At the end of 2012, we headed to Hawaii for a week on Oahu. Shortly after we arrived there, my Dad died. I knew this was coming, but it was strange to see the fireworks over Waikiki on New Year’s Eve, so removed from what I was feeling at the time.
When you start the year wrapped in cognitive dissonance, it should not be surprising that your retrospective reflects a certain… oddity. This year is coming to a weird end too, with some financial stress caused by a slow fall income and dental care expenses roughly equivalent to the price of a used Toyota. Loss and financial woes are so very human, and I am tempted to make an apology for appearing to equate the two, but my readers are smart enough to know that I’m not making equivalencies so much as saying, “These things were hard.”
I’ve also found the web a difficult place this year. Frustrated by the continued shift around what it means to be a blogger, I dialed back significantly on my quest to get upstream, though this did not stop me from complaining about it a lot, to anyone that would listen and to some that probably wish I’d just STFU and get over my preaching from the self-proclaimed literary high ground. If all you people who think that blogging equals marketing and that content marketing is a good way to make money would get the hell off my lawn… Yeah, I gotta work on that.
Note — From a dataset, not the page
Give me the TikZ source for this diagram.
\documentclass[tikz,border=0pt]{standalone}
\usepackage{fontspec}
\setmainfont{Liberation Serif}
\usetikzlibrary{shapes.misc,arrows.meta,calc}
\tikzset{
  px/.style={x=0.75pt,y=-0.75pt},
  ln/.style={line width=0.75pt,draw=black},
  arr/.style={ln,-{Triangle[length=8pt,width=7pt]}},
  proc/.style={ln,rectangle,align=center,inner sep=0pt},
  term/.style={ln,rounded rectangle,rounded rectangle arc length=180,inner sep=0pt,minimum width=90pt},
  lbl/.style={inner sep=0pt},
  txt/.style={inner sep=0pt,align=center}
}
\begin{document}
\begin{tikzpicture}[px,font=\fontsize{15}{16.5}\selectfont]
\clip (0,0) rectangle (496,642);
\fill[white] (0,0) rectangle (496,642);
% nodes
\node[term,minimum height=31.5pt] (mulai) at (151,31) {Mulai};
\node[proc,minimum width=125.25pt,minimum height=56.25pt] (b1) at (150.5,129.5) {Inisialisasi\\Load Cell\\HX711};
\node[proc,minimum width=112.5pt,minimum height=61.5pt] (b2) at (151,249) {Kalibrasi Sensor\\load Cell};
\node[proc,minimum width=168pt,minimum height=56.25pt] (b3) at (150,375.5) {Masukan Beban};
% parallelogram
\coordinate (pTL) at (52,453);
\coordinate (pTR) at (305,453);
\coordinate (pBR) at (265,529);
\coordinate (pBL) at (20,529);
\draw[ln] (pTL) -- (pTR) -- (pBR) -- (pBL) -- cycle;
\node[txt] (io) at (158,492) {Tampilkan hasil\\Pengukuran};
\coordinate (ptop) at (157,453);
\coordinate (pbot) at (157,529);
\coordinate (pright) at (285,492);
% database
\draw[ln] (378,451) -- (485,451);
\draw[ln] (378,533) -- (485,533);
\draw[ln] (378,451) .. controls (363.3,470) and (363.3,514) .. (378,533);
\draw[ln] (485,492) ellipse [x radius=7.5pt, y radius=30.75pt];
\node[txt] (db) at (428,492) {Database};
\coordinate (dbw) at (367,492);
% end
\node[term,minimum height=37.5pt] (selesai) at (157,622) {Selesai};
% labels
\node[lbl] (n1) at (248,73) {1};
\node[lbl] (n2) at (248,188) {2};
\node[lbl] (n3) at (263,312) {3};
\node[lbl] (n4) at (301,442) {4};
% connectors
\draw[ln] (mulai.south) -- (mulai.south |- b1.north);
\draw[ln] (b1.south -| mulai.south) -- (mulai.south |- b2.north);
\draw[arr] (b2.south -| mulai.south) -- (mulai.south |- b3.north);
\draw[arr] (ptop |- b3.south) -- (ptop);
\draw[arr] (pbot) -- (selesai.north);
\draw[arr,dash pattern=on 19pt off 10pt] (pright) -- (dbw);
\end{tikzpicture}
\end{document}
But these difficult things sat side by side with many good things. Travels and visits from friends and publication credits and that time my cousin came to town and we watched the salmon fly out of the water in their not at all metaphoric journey. If the bank account is a little low and my family is smaller, it’s bigger, too, with the addition of those cousins I got when we lost my uncle. And there was so much music. My band made a CD which releases in January — that’s a very exciting way to start a new year.
One of the things I like about having a blog is that it allows me to look back and see what my year was like not in my memory, but as I documented it at the time. When I do that, as I have done nearly every December, I come out on the side of optimism. It’s not that there’s no bad news, it’s just that in spite of sadness and pain and the exorbitant cost of dental care in the US, there are things in my life that are nothing short of magical. And magic always wins.